I go through spurts and dry spells with all of them. Currently, I’ve been indulging my love for the game of pool one night a week. Yes, I know a girl that wants to go pro has to play a helleva lot more than one night a week and, quite frankly, I’m kinda tired of hearing it. Has anyone ever said out loud that it’s really a whipping to be constantly reminded of your potential by others? Don’t do that! It creates barriers. I know why we do it. We do that to those we love precisely because we love them, and it makes us happy to think about them fulfilling their greatest potential. But what if we focused on tending to the fulfillment of our own potential, instead? Then we wouldn’t have to focus on someone else’s as a distraction for our own. We inspire people to seek and indulge their greatest potential by supporting them; allowing them time and space; by loving them as they are, not as we want them to be; and certainly not by minding their business and painting their picture for them or by telling them what they already know.
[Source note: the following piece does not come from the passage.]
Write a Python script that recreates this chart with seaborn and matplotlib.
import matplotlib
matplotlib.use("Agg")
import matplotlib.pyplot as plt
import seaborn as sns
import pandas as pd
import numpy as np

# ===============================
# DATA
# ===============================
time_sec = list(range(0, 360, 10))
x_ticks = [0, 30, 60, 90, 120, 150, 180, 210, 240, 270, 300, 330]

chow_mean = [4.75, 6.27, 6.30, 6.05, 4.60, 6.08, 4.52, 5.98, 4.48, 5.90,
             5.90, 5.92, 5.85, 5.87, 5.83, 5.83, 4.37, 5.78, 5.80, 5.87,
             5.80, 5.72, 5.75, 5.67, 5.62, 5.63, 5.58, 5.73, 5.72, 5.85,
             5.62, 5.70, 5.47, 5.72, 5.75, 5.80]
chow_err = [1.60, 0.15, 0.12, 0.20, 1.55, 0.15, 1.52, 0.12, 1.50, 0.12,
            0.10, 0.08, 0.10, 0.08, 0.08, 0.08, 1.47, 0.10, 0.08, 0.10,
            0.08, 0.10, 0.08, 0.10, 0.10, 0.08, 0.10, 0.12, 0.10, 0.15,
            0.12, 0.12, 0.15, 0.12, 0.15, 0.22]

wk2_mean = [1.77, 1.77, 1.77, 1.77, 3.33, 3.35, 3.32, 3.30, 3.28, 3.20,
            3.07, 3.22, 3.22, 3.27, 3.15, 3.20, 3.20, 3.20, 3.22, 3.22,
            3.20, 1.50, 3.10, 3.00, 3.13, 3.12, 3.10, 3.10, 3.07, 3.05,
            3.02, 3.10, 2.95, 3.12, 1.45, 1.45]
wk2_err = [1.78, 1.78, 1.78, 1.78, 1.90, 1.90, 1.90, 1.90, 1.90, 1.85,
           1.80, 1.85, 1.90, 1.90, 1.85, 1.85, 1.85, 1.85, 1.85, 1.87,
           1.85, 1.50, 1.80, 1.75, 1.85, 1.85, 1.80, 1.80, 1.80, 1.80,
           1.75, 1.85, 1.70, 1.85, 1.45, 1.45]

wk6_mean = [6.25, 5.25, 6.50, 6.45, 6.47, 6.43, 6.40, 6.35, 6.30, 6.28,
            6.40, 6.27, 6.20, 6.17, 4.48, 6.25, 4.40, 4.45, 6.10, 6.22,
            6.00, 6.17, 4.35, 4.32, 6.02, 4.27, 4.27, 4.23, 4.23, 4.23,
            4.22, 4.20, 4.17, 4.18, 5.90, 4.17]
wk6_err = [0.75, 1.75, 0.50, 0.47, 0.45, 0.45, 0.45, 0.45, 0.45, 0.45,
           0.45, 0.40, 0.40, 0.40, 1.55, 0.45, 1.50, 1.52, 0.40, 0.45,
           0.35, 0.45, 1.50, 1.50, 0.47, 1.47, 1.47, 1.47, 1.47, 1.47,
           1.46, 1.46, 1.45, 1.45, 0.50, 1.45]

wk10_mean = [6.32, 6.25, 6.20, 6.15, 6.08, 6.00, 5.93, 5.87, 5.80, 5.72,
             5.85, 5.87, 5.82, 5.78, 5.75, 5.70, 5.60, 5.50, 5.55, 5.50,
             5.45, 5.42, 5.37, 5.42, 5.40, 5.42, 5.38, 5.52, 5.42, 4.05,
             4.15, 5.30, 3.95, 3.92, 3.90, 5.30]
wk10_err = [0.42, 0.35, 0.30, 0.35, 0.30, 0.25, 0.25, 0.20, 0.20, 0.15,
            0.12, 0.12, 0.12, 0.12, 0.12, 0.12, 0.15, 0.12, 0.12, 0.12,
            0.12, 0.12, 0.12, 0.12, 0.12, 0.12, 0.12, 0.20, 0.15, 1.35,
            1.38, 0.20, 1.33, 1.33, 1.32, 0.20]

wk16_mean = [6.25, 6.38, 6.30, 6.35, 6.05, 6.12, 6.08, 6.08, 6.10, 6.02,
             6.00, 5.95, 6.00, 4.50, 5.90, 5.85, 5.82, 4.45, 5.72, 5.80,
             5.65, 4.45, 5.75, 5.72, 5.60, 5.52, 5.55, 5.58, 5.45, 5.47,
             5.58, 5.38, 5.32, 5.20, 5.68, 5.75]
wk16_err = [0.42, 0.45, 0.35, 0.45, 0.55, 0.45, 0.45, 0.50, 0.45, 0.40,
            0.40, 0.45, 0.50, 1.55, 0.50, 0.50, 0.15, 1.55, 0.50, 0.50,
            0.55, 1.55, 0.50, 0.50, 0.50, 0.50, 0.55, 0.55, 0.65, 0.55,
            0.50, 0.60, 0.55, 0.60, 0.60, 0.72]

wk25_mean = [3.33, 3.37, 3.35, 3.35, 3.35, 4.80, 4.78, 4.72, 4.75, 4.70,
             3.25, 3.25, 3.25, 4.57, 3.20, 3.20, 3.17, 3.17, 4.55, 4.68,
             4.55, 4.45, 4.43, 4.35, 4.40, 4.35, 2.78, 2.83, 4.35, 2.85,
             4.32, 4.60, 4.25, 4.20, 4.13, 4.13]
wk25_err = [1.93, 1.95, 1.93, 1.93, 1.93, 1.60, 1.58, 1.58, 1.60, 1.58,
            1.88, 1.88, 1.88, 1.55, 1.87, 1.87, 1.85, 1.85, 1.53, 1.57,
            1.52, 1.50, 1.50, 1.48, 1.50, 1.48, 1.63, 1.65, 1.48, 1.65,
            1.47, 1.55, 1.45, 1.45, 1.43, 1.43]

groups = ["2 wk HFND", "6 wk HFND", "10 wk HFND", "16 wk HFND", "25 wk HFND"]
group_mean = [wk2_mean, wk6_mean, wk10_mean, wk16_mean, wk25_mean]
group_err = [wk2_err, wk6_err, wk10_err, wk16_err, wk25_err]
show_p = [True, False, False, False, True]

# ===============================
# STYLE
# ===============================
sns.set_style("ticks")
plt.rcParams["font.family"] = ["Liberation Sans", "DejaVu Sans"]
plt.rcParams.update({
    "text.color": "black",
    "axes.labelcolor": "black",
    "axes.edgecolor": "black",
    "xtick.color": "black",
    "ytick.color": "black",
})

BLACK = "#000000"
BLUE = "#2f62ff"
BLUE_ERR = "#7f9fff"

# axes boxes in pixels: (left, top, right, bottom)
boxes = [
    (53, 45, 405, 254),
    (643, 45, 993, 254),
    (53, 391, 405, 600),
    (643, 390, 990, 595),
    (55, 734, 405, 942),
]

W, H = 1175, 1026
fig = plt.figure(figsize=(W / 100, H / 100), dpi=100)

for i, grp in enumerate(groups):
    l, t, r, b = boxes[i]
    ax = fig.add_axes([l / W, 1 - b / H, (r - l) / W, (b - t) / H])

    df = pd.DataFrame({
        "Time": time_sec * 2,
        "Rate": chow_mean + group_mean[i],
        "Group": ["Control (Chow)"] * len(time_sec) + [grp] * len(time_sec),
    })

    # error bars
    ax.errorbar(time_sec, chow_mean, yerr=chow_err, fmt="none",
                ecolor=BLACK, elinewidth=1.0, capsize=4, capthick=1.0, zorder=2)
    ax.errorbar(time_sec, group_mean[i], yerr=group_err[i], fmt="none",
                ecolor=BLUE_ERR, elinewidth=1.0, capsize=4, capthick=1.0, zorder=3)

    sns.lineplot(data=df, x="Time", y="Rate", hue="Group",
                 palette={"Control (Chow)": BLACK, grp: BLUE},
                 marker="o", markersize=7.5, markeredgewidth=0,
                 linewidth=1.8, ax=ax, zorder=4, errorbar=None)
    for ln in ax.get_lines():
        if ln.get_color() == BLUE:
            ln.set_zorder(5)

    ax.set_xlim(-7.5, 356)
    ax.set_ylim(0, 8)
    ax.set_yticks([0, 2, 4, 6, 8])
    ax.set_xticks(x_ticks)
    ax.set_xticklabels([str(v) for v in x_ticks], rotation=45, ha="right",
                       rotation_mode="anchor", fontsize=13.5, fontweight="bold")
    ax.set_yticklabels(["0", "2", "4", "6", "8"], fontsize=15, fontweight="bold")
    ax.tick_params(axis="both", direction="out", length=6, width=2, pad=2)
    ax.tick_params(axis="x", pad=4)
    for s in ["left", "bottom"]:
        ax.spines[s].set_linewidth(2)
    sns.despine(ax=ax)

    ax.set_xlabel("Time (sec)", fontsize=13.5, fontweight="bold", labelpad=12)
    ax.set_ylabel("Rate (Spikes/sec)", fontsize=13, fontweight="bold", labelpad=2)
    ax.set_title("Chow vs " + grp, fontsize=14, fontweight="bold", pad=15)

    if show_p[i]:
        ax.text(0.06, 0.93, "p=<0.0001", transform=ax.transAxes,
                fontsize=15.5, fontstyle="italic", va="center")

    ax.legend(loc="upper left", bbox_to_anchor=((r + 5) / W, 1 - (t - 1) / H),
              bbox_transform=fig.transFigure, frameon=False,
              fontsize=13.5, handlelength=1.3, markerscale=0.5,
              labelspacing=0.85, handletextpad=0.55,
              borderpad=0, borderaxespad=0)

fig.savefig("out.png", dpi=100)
See, here’s the thing about passions. They are things we feel deeply about and that satisfy a place in our souls for which nothing else will suffice. By definition, they are soul work. I can work out the messiness of my life on a pool table in the same way I can by writing or riding my motorcycle. I get perspective. I have aha’s! Life is one big analogy, but we can’t digest and relate to “one big analogy”. So we have passions. Passions help us relate and see our world and our problems through a different lens; they give us perspective.
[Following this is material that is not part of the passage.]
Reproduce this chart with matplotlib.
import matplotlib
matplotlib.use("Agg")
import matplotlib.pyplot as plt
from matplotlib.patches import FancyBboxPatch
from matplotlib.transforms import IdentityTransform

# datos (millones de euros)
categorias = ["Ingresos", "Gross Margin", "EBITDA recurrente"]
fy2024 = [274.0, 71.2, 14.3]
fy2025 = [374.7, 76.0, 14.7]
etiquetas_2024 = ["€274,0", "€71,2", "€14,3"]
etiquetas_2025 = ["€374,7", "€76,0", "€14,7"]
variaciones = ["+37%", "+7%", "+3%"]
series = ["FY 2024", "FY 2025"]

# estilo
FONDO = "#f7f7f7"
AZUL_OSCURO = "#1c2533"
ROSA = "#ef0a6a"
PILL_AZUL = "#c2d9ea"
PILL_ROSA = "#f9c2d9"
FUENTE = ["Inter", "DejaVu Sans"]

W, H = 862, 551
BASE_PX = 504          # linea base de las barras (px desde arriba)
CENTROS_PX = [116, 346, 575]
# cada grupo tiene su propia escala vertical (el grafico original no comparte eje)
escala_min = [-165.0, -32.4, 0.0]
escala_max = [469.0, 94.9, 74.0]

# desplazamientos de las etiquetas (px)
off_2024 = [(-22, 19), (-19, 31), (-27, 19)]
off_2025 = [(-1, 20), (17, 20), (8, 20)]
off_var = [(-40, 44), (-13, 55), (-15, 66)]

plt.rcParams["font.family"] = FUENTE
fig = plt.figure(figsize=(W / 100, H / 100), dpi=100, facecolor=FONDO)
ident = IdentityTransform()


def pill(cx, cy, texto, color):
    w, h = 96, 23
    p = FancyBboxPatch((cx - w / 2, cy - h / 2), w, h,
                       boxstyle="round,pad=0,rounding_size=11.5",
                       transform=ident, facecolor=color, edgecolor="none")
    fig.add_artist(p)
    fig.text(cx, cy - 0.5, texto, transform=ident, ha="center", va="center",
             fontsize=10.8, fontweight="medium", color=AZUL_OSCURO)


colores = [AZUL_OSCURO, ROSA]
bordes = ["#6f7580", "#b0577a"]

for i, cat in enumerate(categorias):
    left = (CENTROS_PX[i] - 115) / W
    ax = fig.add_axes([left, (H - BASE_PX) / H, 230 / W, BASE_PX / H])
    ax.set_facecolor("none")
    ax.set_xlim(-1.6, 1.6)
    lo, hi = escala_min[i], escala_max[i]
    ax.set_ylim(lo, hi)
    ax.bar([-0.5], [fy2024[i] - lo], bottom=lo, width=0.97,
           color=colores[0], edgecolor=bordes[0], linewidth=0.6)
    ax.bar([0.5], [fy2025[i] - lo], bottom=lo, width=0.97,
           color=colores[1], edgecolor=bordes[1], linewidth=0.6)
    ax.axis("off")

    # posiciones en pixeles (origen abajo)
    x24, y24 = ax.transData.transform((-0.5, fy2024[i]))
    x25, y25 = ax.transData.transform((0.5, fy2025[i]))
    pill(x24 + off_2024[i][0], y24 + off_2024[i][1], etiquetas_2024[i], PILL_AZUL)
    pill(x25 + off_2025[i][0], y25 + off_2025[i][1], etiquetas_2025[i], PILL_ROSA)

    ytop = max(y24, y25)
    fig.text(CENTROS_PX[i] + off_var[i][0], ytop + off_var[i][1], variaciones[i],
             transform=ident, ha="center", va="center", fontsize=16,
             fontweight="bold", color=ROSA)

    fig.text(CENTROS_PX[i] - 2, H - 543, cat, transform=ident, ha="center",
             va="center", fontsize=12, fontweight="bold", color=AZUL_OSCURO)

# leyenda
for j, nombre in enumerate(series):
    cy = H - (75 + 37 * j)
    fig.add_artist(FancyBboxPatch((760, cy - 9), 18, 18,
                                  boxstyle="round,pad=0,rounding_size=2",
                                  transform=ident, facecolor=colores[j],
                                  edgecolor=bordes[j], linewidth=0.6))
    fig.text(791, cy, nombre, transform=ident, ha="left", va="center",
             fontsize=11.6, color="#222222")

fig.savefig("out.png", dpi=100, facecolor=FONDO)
When I’ve made a mess on the pool table because I didn’t play good shape, I’ve got to play it like it lies. And when I stretch myself to formulate a plan to approach a “low probability of success” situation (of my own making), I get reminded that the point was not so much about the success or failure of the immediate next shot as it is about the strategy of the entire game. Life is one big game and our passions give us bite-size games as altars upon which we can learn our life’s lessons….if we’re paying attention.